Saudi Arabia and Russia Thursday ended their oil war that has shaken the global oil markets and negatively affected many oil-reliant economies, including Nigeria.
The world’s two largest oil exporters came to a resolution at an expanded Organisation of Petroleum Exporting Countries (OPEC) emergency meeting which was held through a video conference.
Both countries have agreed to slash crude oil output, a move which is expected to boost oil prices.
According to Bloomberg, OPEC and its allies agreed to cut production by about 10 million barrels per day in May and June.
The two biggest producers in the group will each reduce their daily oil output by about 5.5 million barrels with all members agreeing to cut supply by 23 per cent, delegates at the meeting told Bloomberg, asking not to be named.
Earlier last month, to reduce the impact of the coronavirus pandemic on the global oil market, members of OPEC had agreed to cut crude oil production by a combined volume of about 1.5 million barrels per day, to stop further reduction in international oil price.
OPEC said the burden of the cut would be shared with non-OPEC allies, led by Russia.

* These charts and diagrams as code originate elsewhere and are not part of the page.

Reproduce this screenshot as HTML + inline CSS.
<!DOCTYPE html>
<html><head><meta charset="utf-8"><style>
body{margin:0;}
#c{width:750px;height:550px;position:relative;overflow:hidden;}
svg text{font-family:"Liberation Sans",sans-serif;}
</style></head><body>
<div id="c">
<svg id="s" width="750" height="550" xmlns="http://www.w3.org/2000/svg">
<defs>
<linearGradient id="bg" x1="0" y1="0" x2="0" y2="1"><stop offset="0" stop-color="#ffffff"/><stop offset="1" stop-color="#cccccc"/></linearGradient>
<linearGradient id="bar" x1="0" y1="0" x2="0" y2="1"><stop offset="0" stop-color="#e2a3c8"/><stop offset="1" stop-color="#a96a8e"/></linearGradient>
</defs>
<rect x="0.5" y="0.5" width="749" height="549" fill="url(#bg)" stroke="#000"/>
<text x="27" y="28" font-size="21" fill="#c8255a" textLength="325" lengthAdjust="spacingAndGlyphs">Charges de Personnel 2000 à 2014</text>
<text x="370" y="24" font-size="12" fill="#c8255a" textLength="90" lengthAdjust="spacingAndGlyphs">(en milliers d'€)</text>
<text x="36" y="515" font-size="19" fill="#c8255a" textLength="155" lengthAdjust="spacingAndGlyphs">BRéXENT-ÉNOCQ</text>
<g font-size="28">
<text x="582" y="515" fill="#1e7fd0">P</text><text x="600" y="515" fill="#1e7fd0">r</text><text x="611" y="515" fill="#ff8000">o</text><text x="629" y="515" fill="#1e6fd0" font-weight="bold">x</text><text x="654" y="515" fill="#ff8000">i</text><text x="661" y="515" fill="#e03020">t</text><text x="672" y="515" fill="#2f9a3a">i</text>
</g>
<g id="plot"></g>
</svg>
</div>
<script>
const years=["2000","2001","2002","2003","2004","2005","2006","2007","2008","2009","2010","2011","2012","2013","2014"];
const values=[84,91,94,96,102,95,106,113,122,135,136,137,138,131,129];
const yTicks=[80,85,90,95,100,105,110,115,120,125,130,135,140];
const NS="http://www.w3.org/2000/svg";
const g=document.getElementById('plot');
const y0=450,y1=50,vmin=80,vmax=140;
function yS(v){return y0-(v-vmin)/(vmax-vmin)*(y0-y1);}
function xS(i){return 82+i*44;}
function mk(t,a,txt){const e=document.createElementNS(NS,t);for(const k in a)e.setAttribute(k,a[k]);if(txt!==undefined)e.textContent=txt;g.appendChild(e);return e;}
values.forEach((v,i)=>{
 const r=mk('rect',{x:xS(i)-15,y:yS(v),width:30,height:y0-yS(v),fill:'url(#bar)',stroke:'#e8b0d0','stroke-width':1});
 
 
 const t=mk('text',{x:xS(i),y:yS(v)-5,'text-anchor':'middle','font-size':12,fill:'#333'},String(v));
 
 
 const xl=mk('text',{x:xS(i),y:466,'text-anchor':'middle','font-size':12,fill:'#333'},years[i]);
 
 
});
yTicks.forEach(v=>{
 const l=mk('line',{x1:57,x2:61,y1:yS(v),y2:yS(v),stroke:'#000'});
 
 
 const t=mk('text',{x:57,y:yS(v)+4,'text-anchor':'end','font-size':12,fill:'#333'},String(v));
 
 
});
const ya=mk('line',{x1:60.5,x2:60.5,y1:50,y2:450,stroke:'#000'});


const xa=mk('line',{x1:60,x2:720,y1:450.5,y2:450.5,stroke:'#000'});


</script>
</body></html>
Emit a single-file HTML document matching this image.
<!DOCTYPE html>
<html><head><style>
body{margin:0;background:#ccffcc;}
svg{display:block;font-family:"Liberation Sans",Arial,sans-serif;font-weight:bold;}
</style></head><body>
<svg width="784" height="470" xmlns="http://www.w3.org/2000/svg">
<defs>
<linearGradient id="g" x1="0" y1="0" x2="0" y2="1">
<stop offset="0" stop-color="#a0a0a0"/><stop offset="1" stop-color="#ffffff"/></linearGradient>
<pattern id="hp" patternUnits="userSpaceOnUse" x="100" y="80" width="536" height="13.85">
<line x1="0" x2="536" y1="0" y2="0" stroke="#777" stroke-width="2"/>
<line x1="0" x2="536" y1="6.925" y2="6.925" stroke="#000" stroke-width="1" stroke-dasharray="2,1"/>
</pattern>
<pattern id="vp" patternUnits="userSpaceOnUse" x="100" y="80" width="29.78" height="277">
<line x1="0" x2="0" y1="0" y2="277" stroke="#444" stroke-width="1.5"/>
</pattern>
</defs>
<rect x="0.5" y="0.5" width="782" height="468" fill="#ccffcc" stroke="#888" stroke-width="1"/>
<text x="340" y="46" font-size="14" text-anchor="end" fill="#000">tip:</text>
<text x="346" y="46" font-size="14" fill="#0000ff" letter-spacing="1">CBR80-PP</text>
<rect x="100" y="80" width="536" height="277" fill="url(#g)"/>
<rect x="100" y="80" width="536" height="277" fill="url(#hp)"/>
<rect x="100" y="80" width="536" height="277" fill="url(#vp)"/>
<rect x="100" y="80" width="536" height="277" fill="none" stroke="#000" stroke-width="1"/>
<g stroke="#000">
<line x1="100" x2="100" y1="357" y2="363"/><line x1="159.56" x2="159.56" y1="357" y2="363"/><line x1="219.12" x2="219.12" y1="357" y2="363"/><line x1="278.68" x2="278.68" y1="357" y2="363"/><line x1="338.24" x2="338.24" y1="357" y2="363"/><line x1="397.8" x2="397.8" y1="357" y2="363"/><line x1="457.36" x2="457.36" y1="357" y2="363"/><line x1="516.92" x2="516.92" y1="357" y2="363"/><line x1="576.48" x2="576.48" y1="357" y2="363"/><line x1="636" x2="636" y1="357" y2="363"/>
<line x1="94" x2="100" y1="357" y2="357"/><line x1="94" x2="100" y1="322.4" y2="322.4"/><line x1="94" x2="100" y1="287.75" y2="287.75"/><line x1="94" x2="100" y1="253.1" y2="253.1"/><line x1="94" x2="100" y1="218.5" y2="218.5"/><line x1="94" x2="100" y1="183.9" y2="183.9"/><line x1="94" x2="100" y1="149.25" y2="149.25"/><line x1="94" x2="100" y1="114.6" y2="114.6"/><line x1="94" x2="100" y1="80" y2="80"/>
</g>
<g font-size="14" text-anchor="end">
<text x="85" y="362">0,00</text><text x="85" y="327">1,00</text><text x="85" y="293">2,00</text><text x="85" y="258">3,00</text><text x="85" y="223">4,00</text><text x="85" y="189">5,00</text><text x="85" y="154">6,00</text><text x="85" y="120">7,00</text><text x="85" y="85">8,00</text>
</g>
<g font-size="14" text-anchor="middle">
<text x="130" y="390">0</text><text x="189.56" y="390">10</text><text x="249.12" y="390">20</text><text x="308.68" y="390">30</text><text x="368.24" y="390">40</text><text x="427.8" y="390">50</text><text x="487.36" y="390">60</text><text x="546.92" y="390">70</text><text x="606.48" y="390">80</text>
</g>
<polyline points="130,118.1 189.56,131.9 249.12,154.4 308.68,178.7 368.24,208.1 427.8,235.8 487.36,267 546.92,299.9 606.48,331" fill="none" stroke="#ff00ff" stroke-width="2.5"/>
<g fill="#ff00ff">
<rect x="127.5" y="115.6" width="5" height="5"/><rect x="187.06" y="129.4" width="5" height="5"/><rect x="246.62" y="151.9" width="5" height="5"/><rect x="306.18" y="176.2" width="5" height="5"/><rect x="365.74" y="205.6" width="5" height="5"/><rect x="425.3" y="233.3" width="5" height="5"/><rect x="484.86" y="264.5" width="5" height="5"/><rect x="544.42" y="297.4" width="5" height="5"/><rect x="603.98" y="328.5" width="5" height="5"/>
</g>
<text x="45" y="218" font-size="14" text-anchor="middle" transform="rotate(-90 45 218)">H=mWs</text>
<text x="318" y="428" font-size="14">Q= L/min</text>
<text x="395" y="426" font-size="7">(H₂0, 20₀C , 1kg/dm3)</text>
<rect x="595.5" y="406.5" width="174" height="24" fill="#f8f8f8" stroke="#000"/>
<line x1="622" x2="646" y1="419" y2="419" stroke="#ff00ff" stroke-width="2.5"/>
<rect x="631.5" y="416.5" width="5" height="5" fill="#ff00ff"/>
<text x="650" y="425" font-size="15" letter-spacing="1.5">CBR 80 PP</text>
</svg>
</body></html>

However, Moscow rejected the plan and said countries were free to export as much oil as they could from March ending when the current deal ended.

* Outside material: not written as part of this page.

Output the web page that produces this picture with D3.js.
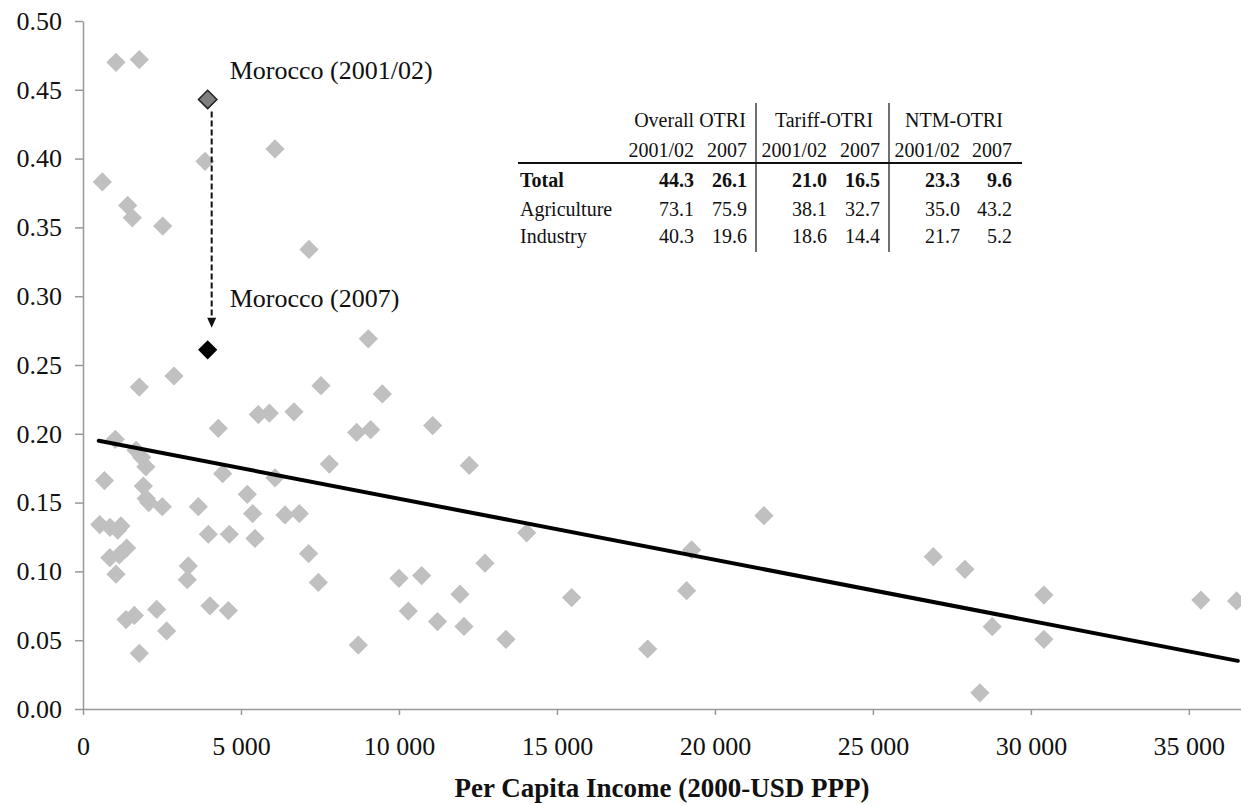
<!DOCTYPE html>
<html>
<head>
<meta charset="utf-8">
<script src="https://cdn.jsdelivr.net/npm/d3@7"></script>
<style>
  body { margin: 0; background: #fff; }
  text { font-family: "Liberation Serif", "Times New Roman", serif; fill: #111; }
</style>
</head>
<body>
<div id="chart"></div>
<script>
// Countries: per capita income (2000-USD PPP) and overall OTRI
const incomeValues = [
  1044, 1782, 3861, 6076, 612, 1414, 1561, 2521, 7152, 9030,
  2880, 1782, 7532, 9473, 5548, 5897, 6678, 4282, 11067, 8661,
  9104, 1023, 1680, 1857, 1990, 7796, 4420, 6076, 680, 1909,
  5200, 2000, 2080, 2510, 3650, 5369, 6393, 6847, 530, 854,
  1100, 1200, 3966, 4631, 5443, 1382, 7140, 850, 1150, 3333,
  3301, 1044, 7448, 10000, 10718, 4019, 4600, 2332, 10296, 1361,
  1624, 11220, 2648, 8713, 1782, 12226, 14041, 21551, 19262, 12722,
  11931, 19104, 15465, 12057, 13386, 17871, 26910, 27912, 30411, 35380,
  36510, 28776, 30411, 28386
];
const otriValues = [
  0.470, 0.472, 0.398, 0.407, 0.383, 0.366, 0.357, 0.351, 0.334, 0.269,
  0.242, 0.234, 0.235, 0.229, 0.214, 0.215, 0.216, 0.204, 0.206, 0.201,
  0.203, 0.196, 0.188, 0.183, 0.176, 0.178, 0.171, 0.168, 0.166, 0.162,
  0.156, 0.153, 0.150, 0.147, 0.147, 0.142, 0.141, 0.142, 0.134, 0.132,
  0.130, 0.133, 0.127, 0.127, 0.124, 0.117, 0.113, 0.110, 0.112, 0.104,
  0.094, 0.098, 0.092, 0.095, 0.097, 0.075, 0.0715, 0.0724, 0.0712, 0.065,
  0.068, 0.0635, 0.0567, 0.0465, 0.0405, 0.177, 0.128, 0.1405, 0.1156, 0.106,
  0.0834, 0.086, 0.081, 0.060, 0.0506, 0.0436, 0.1107, 0.1015, 0.0828, 0.0792,
  0.0785, 0.0598, 0.0506, 0.0118
];

// Morocco, two years
const moroccoLabels = ["Morocco (2001/02)", "Morocco (2007)"];
const moroccoIncome = [3946, 3946];
const moroccoOtri = [0.443, 0.261];

// Fitted trend line end points
const trendIncome = [500, 36550];
const trendOtri = [0.195, 0.035];

const xTicks = [0, 5000, 10000, 15000, 20000, 25000, 30000, 35000];
const yTicks = [0, 0.05, 0.1, 0.15, 0.2, 0.25, 0.3, 0.35, 0.4, 0.45, 0.5];
const xTitle = "Per Capita Income (2000-USD PPP)";

// Inset table
const tableGroups = ["Overall OTRI", "Tariff-OTRI", "NTM-OTRI"];
const tableYears = ["2001/02", "2007"];
const tableRows = ["Total", "Agriculture", "Industry"];
const totalVals = [44.3, 26.1, 21.0, 16.5, 23.3, 9.6];
const agricultureVals = [73.1, 75.9, 38.1, 32.7, 35.0, 43.2];
const industryVals = [40.3, 19.6, 18.6, 14.4, 21.7, 5.2];

const width = 1241;
const height = 806;

const svg = d3.select("#chart")
  .append("svg")
  .attr("width", width)
  .attr("height", height)
  .style("background", "#fff");

const x = d3.scaleLinear().domain([0, 36650]).range([83, 1241]);
const y = d3.scaleLinear().domain([0, 0.5]).range([709, 21]);

const locale = d3.formatLocale({ decimal: ".", thousands: " ", grouping: [3], currency: ["", ""] });

// axes
const xAxis = svg.append("g")
  .attr("transform", `translate(0,${y(0)})`)
  .call(d3.axisBottom(x).tickValues(xTicks).tickSize(6).tickSizeOuter(0).tickFormat(locale.format(",")));
xAxis.select(".domain").attr("stroke", "#999").attr("stroke-width", 1.5);
xAxis.selectAll(".tick line").attr("stroke", "#999").attr("stroke-width", 1.5);
xAxis.selectAll(".tick text")
  .attr("y", 28)
  .attr("dy", "0.71em")
  .style("font-size", "26px")
  .style("font-family", "'Liberation Serif', serif")
  .attr("fill", "#111");

const yAxis = svg.append("g")
  .attr("transform", `translate(${x(0)},0)`)
  .call(d3.axisLeft(y).tickValues(yTicks).tickSize(8).tickSizeOuter(0).tickFormat(d3.format(".2f")));
yAxis.select(".domain").attr("stroke", "#999").attr("stroke-width", 1.5);
yAxis.selectAll(".tick line").attr("stroke", "#999").attr("stroke-width", 1.5);
yAxis.selectAll(".tick text")
  .attr("x", -21)
  .style("font-size", "26px")
  .style("font-family", "'Liberation Serif', serif")
  .attr("fill", "#111");

svg.append("text")
  .attr("x", (x.range()[0] + x.range()[1]) / 2)
  .attr("y", 797)
  .attr("text-anchor", "middle")
  .style("font-size", "27px")
  .style("font-weight", "bold")
  .text(xTitle);

// scatter points
const diamond = d3.symbol().type(d3.symbolSquare).size(185);
const points = incomeValues.map((v, i) => ({ income: v, otri: otriValues[i] }));

svg.append("g")
  .selectAll("path")
  .data(points)
  .join("path")
  .attr("d", diamond)
  .attr("transform", d => `translate(${x(d.income)},${y(d.otri)}) rotate(45)`)
  .attr("fill", "#c0c0c0");

// trend line
svg.append("line")
  .attr("x1", x(trendIncome[0]))
  .attr("y1", y(trendOtri[0]))
  .attr("x2", x(trendIncome[1]))
  .attr("y2", y(trendOtri[1]))
  .attr("stroke", "#000")
  .attr("stroke-width", 4)
  .attr("stroke-linecap", "round");

// Morocco arrow
const ax = x(moroccoIncome[0]) + 4;
const yTop = y(moroccoOtri[0]) + 12;
const yTip = y(moroccoOtri[1]) - 22;
svg.append("line")
  .attr("x1", ax).attr("x2", ax)
  .attr("y1", yTop).attr("y2", yTip - 9)
  .attr("stroke", "#111")
  .attr("stroke-width", 2)
  .attr("stroke-dasharray", "6,3");
svg.append("path")
  .attr("d", `M${ax - 4.5},${yTip - 10} L${ax + 4.5},${yTip - 10} L${ax},${yTip} Z`)
  .attr("fill", "#111");

// Morocco points
svg.append("path")
  .attr("d", d3.symbol().type(d3.symbolSquare).size(170))
  .attr("transform", `translate(${x(moroccoIncome[0])},${y(moroccoOtri[0])}) rotate(45)`)
  .attr("fill", "#808080")
  .attr("stroke", "#222")
  .attr("stroke-width", 1.5);
svg.append("path")
  .attr("d", d3.symbol().type(d3.symbolSquare).size(185))
  .attr("transform", `translate(${x(moroccoIncome[1])},${y(moroccoOtri[1])}) rotate(45)`)
  .attr("fill", "#000");

svg.append("text")
  .attr("x", x(moroccoIncome[0]) + 22)
  .attr("y", y(moroccoOtri[0]) - 20)
  .style("font-size", "26px")
  .text(moroccoLabels[0]);
svg.append("text")
  .attr("x", x(moroccoIncome[1]) + 22)
  .attr("y", y(moroccoOtri[1]) - 43)
  .style("font-size", "26px")
  .text(moroccoLabels[1]);

// table
const table = svg.append("g").style("font-size", "20px");
const colRight = [694, 747, 827, 880, 960, 1012];
const groupCenter = [690, 824, 954];

table.selectAll(".grp")
  .data(tableGroups)
  .join("text")
  .attr("x", (d, i) => groupCenter[i])
  .attr("y", 127)
  .attr("text-anchor", "middle")
  .text(d => d);

table.selectAll(".yr")
  .data(d3.range(6))
  .join("text")
  .attr("x", i => colRight[i])
  .attr("y", 157)
  .attr("text-anchor", "end")
  .text(i => tableYears[i % 2]);

table.append("line")
  .attr("x1", 518).attr("x2", 1022)
  .attr("y1", 163).attr("y2", 163)
  .attr("stroke", "#111").attr("stroke-width", 1.8);

[756, 889].forEach(vx => {
  table.append("line")
    .attr("x1", vx).attr("x2", vx)
    .attr("y1", 103).attr("y2", 252)
    .attr("stroke", "#111").attr("stroke-width", 1.2);
});

const rowVals = [totalVals, agricultureVals, industryVals];
const rowY = [187, 216, 243];
tableRows.forEach((label, r) => {
  const g = table.append("g").style("font-weight", r === 0 ? "bold" : "normal");
  g.append("text").attr("x", 520).attr("y", rowY[r]).text(label);
  g.selectAll(".v")
    .data(rowVals[r])
    .join("text")
    .attr("x", (d, i) => colRight[i])
    .attr("y", rowY[r])
    .attr("text-anchor", "end")
    .text(d => d.toFixed(1));
});
</script>
</body>
</html>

Saudi Arabia responded aggressively by increasing its output to 12.3 million barrels a day, more than 25 per cent higher than the previous month’s production, a move Russia also followed.
Since then, Brent crude price has fallen, to as low as $22 per barrel, the lowest in close to two decades, before rising steadily to about $30.
Nigeria having earmarked its crude oil benchmark at $57 had to slash its crude oil benchmark price, down to $30, while crude oil production remains at 2.18 million barrels per day as earlier contained in the budget estimates.
Because of the oil price decline, Nigeria has also slashed its 2020 budget by over N320 billion and proposed a new budget of N10.27 trillion against the N10.59 trillion passed by the national assembly.